• _DIRECTIONS FOR THIS TASK_:
Pictures excluded, return the lines below from the first through the line holding "const chart = echarts.init(document.getElementById('chart'));".

• _DATASET CONTENT_:

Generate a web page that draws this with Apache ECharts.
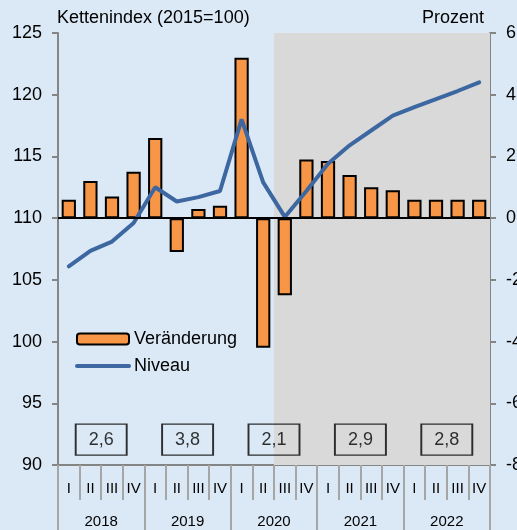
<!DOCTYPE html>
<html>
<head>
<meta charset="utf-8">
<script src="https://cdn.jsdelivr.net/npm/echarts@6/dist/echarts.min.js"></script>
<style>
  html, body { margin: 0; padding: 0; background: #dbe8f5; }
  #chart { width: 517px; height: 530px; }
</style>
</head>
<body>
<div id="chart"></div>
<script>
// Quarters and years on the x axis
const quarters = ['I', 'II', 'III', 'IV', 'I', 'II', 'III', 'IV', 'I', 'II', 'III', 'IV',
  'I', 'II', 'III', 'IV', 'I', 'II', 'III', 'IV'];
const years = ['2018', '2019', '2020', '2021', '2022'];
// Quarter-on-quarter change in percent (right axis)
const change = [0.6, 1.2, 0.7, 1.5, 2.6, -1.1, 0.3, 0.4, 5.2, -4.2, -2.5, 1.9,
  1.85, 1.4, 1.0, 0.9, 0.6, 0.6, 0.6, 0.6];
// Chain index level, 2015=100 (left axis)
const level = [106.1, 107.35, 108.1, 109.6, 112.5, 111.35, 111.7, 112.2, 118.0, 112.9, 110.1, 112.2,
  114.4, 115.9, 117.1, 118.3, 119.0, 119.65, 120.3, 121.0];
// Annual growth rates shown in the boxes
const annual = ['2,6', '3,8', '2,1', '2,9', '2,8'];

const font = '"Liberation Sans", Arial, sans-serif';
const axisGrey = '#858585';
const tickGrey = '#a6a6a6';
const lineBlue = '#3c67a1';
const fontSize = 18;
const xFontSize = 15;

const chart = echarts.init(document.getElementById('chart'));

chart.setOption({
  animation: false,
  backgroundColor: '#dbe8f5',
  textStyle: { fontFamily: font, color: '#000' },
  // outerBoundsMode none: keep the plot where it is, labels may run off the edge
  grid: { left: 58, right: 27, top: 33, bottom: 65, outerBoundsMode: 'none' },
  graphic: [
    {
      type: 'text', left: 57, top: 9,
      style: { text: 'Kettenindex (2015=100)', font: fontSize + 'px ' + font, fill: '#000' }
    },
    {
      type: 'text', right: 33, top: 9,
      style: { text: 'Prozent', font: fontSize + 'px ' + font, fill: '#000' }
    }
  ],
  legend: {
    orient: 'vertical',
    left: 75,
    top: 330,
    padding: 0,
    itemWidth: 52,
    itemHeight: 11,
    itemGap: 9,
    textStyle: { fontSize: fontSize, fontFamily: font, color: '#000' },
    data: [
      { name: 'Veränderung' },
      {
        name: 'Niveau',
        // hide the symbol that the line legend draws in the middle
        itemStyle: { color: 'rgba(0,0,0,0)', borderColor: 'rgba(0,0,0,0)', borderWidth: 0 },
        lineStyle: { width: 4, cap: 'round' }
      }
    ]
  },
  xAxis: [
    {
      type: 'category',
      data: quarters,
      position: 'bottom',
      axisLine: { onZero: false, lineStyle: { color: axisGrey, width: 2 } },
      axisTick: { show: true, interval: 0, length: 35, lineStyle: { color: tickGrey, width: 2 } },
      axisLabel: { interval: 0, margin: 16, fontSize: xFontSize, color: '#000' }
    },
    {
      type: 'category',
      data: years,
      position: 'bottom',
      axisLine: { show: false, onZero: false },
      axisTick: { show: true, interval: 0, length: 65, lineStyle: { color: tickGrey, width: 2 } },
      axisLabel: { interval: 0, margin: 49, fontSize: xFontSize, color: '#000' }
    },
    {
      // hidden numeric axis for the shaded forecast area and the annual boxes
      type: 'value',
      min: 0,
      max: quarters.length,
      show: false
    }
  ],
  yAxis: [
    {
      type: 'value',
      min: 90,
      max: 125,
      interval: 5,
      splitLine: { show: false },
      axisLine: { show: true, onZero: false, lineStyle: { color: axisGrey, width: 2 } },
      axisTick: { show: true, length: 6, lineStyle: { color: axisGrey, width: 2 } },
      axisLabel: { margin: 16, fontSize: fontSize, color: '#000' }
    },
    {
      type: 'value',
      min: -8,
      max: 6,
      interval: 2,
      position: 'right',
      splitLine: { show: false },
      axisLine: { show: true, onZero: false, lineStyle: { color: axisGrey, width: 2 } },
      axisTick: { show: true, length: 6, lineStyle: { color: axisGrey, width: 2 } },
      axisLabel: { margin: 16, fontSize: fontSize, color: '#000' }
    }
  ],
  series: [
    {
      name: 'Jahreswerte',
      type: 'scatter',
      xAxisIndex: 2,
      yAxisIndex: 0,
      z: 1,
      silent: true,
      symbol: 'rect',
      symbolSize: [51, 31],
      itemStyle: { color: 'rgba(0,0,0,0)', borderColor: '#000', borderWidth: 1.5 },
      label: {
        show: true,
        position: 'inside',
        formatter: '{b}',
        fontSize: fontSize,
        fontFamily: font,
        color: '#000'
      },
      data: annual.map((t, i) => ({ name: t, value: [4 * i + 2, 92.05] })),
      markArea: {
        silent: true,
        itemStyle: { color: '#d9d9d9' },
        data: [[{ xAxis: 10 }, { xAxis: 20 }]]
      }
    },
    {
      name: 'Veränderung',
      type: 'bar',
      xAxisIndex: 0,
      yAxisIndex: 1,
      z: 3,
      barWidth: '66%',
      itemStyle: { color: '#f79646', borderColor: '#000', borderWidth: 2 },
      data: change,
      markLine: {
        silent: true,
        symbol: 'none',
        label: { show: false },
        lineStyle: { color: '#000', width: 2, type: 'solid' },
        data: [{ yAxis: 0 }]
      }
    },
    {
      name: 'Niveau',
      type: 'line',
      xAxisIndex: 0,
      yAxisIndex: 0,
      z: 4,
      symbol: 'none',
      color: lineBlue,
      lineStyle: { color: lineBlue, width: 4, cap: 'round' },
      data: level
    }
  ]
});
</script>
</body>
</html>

• _CORRECT RESULT_:
Generate a web page that draws this with Apache ECharts.
<!DOCTYPE html>
<html>
<head>
<meta charset="utf-8">
<script src="https://cdn.jsdelivr.net/npm/echarts@6/dist/echarts.min.js"></script>
<style>
  html, body { margin: 0; padding: 0; background: #dbe8f5; }
  #chart { width: 517px; height: 530px; }
</style>
</head>
<body>
<div id="chart"></div>
<script>
// Quarters and years on the x axis
const quarters = ['I', 'II', 'III', 'IV', 'I', 'II', 'III', 'IV', 'I', 'II', 'III', 'IV',
  'I', 'II', 'III', 'IV', 'I', 'II', 'III', 'IV'];
const years = ['2018', '2019', '2020', '2021', '2022'];
// Quarter-on-quarter change in percent (right axis)
const change = [0.6, 1.2, 0.7, 1.5, 2.6, -1.1, 0.3, 0.4, 5.2, -4.2, -2.5, 1.9,
  1.85, 1.4, 1.0, 0.9, 0.6, 0.6, 0.6, 0.6];
// Chain index level, 2015=100 (left axis)
const level = [106.1, 107.35, 108.1, 109.6, 112.5, 111.35, 111.7, 112.2, 118.0, 112.9, 110.1, 112.2,
  114.4, 115.9, 117.1, 118.3, 119.0, 119.65, 120.3, 121.0];
// Annual growth rates shown in the boxes
const annual = ['2,6', '3,8', '2,1', '2,9', '2,8'];

const font = '"Liberation Sans", Arial, sans-serif';
const axisGrey = '#858585';
const tickGrey = '#a6a6a6';
const lineBlue = '#3c67a1';
const fontSize = 18;
const xFontSize = 15;

const chart = echarts.init(document.getElementById('chart'));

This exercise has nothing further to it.